Am Ende mündet der Sprachgedankenstrom in eine Wutrede, wird der „BRD“ die Rechnung präsentiert für ihren Hochmut und ihren Selbstbetrug, man hätte alles aus eigener Kraft erreicht: die deutschen Lebenslügen vom selbstgezogenen Schlussstrich nach Krieg und Nazidiktatur, vom vergessenen Marshall-Plan, den missbrauchten „Gastarbeitern“ bis zur verlogenen Europabegeisterung über den Schengenraum 2004, als man wie schon zu Preußens Zeiten wieder billige Arbeitskräfte „ganz legal“ aus Osteuropa holen durfte.

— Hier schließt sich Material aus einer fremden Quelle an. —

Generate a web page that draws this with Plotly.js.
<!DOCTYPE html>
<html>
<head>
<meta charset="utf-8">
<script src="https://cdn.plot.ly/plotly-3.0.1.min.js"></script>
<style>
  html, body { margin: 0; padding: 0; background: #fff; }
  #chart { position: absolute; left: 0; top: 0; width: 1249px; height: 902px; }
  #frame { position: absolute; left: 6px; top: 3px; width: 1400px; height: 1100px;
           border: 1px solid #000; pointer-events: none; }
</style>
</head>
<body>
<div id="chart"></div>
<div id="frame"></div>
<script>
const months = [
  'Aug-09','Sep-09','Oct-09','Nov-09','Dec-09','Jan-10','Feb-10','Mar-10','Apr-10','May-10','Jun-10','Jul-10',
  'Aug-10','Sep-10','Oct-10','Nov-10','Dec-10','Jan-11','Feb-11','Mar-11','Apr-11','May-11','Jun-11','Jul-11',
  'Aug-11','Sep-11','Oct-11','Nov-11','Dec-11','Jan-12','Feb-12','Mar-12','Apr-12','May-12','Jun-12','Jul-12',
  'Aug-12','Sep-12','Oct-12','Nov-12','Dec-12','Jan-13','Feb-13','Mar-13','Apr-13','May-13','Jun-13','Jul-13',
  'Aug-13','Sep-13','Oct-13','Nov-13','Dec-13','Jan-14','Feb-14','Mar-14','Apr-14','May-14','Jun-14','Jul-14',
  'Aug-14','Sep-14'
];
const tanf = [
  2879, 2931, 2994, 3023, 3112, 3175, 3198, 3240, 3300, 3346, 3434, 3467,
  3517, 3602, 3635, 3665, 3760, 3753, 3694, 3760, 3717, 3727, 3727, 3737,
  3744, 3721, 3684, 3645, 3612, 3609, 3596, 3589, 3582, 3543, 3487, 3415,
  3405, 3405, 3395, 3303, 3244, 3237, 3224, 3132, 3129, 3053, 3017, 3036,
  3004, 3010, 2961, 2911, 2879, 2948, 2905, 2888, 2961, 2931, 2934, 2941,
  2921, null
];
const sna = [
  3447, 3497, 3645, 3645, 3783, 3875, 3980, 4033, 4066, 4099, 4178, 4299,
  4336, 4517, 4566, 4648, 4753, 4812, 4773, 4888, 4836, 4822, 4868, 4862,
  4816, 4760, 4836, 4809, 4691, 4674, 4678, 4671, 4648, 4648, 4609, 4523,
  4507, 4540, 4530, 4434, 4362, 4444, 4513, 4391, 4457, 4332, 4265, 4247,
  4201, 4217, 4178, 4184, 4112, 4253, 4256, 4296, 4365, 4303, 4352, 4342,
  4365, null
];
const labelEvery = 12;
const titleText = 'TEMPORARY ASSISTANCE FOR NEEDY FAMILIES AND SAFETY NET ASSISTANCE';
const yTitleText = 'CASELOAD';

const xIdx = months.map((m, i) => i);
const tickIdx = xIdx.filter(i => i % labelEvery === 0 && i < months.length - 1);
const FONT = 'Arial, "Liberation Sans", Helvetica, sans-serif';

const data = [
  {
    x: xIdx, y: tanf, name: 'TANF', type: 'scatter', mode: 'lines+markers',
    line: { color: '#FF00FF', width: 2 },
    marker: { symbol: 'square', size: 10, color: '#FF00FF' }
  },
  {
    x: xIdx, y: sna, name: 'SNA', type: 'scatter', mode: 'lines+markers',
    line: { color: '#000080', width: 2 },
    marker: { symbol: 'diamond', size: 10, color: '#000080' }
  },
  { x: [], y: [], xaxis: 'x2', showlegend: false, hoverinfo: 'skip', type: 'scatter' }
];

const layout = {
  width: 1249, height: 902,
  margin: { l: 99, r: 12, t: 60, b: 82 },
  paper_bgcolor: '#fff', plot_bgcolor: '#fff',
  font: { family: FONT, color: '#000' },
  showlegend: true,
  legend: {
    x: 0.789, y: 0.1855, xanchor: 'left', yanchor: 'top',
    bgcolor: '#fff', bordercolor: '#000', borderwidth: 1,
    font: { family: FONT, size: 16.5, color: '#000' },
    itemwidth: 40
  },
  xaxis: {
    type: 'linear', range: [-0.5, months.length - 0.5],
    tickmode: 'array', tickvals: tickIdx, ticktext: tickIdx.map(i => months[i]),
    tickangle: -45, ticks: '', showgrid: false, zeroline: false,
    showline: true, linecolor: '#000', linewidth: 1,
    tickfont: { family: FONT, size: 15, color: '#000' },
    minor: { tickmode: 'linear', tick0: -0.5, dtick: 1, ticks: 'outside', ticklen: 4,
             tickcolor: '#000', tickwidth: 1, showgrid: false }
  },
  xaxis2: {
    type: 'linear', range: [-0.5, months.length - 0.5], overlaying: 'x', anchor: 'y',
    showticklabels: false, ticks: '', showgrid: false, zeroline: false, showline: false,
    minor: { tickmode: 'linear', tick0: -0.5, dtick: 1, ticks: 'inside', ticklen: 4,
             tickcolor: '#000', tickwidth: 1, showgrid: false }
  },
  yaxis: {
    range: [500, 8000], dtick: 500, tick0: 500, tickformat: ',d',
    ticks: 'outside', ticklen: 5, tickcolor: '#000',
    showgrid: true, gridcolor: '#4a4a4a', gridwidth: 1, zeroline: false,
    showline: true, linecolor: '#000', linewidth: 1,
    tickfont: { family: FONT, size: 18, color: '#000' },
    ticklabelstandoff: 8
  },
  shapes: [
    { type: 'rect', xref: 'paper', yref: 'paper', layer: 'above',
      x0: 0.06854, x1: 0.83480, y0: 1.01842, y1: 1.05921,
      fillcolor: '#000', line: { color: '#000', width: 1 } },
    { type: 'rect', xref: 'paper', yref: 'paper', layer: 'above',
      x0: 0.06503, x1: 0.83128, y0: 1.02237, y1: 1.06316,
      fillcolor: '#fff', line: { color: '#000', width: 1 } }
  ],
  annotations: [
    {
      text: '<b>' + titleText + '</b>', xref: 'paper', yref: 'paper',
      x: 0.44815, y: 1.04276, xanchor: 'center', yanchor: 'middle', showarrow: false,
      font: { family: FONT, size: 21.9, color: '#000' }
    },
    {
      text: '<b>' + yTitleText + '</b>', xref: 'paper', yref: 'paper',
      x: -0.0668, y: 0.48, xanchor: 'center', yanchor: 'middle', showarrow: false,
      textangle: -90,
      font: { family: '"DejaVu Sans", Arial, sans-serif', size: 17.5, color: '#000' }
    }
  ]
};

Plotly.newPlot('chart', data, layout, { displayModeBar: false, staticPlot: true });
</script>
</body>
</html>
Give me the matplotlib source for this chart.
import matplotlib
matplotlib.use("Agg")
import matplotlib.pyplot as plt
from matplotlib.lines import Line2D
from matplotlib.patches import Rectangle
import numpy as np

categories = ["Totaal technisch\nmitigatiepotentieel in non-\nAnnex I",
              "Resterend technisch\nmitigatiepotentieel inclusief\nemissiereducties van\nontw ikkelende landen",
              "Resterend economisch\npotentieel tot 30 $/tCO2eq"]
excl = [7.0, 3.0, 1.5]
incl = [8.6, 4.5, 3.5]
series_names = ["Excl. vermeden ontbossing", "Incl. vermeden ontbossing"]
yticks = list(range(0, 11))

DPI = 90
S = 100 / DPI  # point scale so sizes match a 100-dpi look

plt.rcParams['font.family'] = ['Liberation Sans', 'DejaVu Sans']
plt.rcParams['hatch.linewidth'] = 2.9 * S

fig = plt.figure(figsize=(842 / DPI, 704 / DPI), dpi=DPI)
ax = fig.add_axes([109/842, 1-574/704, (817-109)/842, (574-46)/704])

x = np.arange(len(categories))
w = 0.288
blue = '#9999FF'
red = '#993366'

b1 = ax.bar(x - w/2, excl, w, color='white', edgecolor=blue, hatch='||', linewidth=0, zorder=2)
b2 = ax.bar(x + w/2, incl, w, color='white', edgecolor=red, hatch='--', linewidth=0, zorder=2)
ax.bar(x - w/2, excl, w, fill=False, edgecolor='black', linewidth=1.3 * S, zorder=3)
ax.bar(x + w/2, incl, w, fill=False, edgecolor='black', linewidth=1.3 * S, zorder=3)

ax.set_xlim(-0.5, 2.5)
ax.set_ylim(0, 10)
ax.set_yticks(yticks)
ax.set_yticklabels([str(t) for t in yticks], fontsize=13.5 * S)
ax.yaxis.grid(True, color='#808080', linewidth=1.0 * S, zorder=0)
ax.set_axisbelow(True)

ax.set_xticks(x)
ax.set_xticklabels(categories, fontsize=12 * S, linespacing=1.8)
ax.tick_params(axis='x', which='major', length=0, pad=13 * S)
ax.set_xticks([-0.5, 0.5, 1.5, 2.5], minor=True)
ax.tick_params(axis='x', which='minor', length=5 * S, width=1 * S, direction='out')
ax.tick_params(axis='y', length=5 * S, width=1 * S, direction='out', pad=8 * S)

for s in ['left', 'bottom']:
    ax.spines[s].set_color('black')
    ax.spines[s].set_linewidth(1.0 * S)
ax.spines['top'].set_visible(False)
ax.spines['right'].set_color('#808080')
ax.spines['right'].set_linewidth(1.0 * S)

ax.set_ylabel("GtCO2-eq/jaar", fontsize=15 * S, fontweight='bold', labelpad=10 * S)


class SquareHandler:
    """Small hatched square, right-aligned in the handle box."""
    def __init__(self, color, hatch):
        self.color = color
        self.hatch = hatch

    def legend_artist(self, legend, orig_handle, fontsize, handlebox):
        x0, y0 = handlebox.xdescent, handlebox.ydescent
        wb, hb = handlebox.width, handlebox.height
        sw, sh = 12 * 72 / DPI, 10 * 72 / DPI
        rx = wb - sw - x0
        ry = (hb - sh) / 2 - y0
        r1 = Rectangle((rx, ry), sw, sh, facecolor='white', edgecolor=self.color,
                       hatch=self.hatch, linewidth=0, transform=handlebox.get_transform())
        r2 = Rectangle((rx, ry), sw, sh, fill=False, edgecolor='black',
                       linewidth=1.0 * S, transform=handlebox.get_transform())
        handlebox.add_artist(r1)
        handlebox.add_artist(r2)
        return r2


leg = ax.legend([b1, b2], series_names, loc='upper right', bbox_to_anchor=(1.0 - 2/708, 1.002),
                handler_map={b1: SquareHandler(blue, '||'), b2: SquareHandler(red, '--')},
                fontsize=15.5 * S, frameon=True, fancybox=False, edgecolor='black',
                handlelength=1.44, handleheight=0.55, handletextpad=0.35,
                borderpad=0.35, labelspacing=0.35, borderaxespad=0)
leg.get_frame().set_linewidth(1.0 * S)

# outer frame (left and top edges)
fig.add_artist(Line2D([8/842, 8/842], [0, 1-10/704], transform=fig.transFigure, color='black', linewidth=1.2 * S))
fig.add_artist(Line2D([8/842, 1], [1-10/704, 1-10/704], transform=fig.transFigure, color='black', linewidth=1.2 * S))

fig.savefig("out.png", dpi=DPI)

Da münden schließlich die vielen Perspektiven aus den drei Ichs, ihren Stimmen und Gedanken in einen Fluchtpunkt: die zwei sehr verschiedenen Geschichten von West- und Osteuropa und die Frage, was denn das für eine Solidarität sei, wenn sie nur einigen ausgesprochen wird und anderen nicht.
Und der Titel? „Juices“ sind „all die Flüssigkeiten (…) / die aus uns selbst kommen“, sprich Tränen, Schweiß und Angst. Englisch klingt es nicht so pathetisch, meint aber dasselbe.